Thanks are due to the Adam Smith Institute for their recent link to one of my postings. My reader figures have responded accordingly. This next post will probably scare most of them away again.
Nick Clegg has been regaling us with his thoughts on the profits made by electricity.
PENSIONERS sitting in coats, hats and scarves in their sitting rooms to keep warm. Others living the whole winter in their bedroom because they can only afford to heat a single room. Our senior citizens reduced to a choice between heating and eating.
And all the while, British Gas is raking in £1,000 of profit every minute of the day. The truth is, the only people who are cosy this winter are the companies who send us our ever-rising bills.
Statistically speaking this is a load of old cobblers. Pensioners, of course, have larger disposable incomes than pretty much anyone, although I accept that there may be exceptions.
However, Clegg is not only statistically wrong, but he's also wrong in about the profits of the utilities companies. The profits may look huge, but there is a reason for this. It's down to a quirk of accountancy which I will endeavour to explain. (With a bit of luck there might still be a couple of readers who will still come back to my humble blog after reading it through).
British companies are required by law to state their profits using the historic cost convention. That means you measure the profits on the basis of what you sold something for, less what you paid for it. This is fine for many businesses, but for a company which is experiencing fluctuating raw material prices, the effects of this rule is to make the profits fluctuate wildly. Let me demonstrate with an example.

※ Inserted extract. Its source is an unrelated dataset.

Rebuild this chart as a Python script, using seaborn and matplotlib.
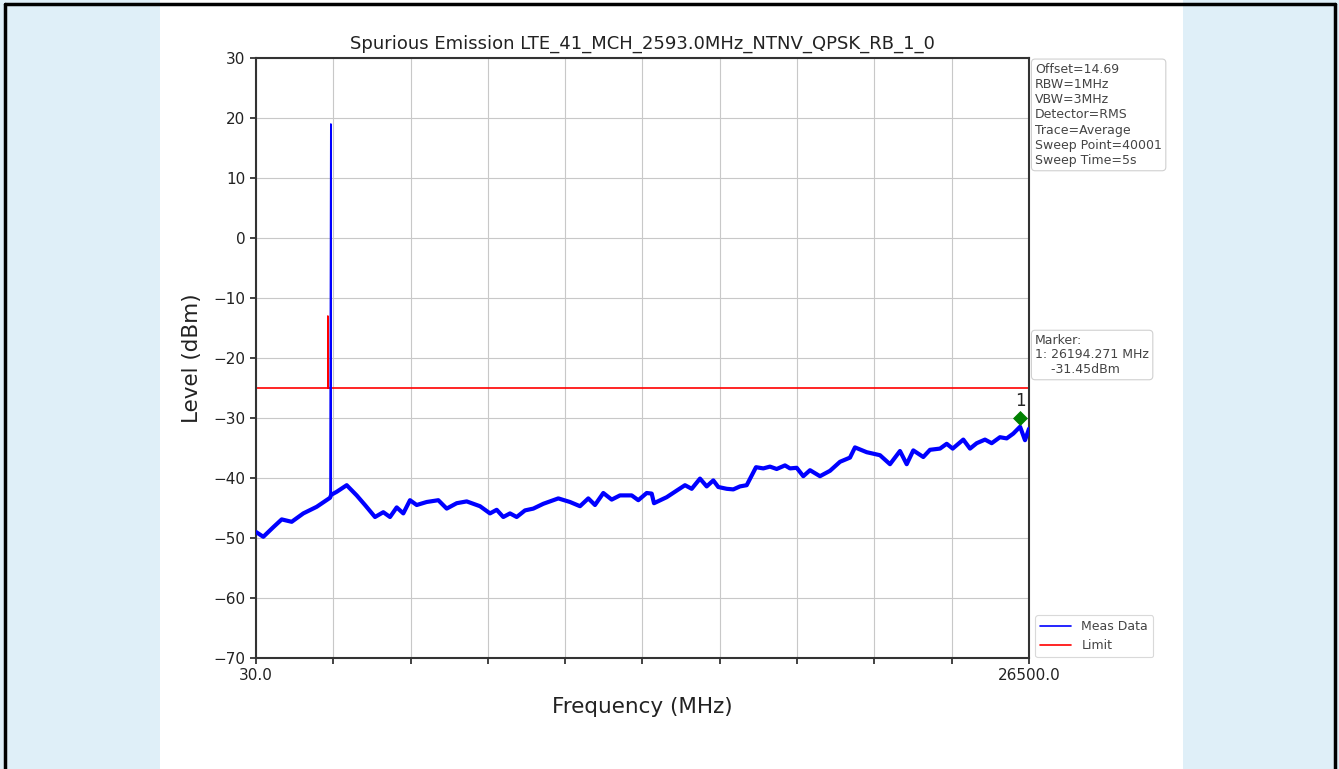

Let's say you buy a widget for 10. It sits in inventory for a couple of months. At this point widgets cost 20 and you can therefore sell in the marketplace for 30. You report profits of 20 and Nick Clegg tells the Yorkshire Post you're a heartless capitalist, responsible for starving grannies to death.
When the market goes the other way though, things are different. You've bought another widget at 20, and again it sits in inventory for a while. But by the time you manage to sell it, raw widget prices are back down to 10. You can only sell for 15 and you've made a loss of 5 on the historic cost basis. At this point Nick Clegg would probably compound his error by writing to the Yorkshire post and demanding you receive a subsidy. He would no doubt declare that your widget business was a key part of the economy. This would obviously just underline his woeful lack of understanding about what was actually going on.
In companies dealing with this kind of marketplace, profits are rarely measured against historic cost. There is too much temptation to give margin away to customers when prices are on the up. Customers never give margin back again when prices are falling. Instead companies measure profits against replacement cost - how much does a widget cost to buy from suppliers now, at the point of sale. This essentially means that they keep two sets of books. One is used internally to measure how the company is doing (the management accounts). The other is a load of old nonsense and it's this which is sent to HM Government (the financial accounts). The former is reasonably stable, while the latter will fluctuate wildly in line with raw material prices.
What we're seeing then is either ignorance by the LibDem leader, or perhaps he's turning a blind eye to the facts so that he can wallow in a little headline grabbing.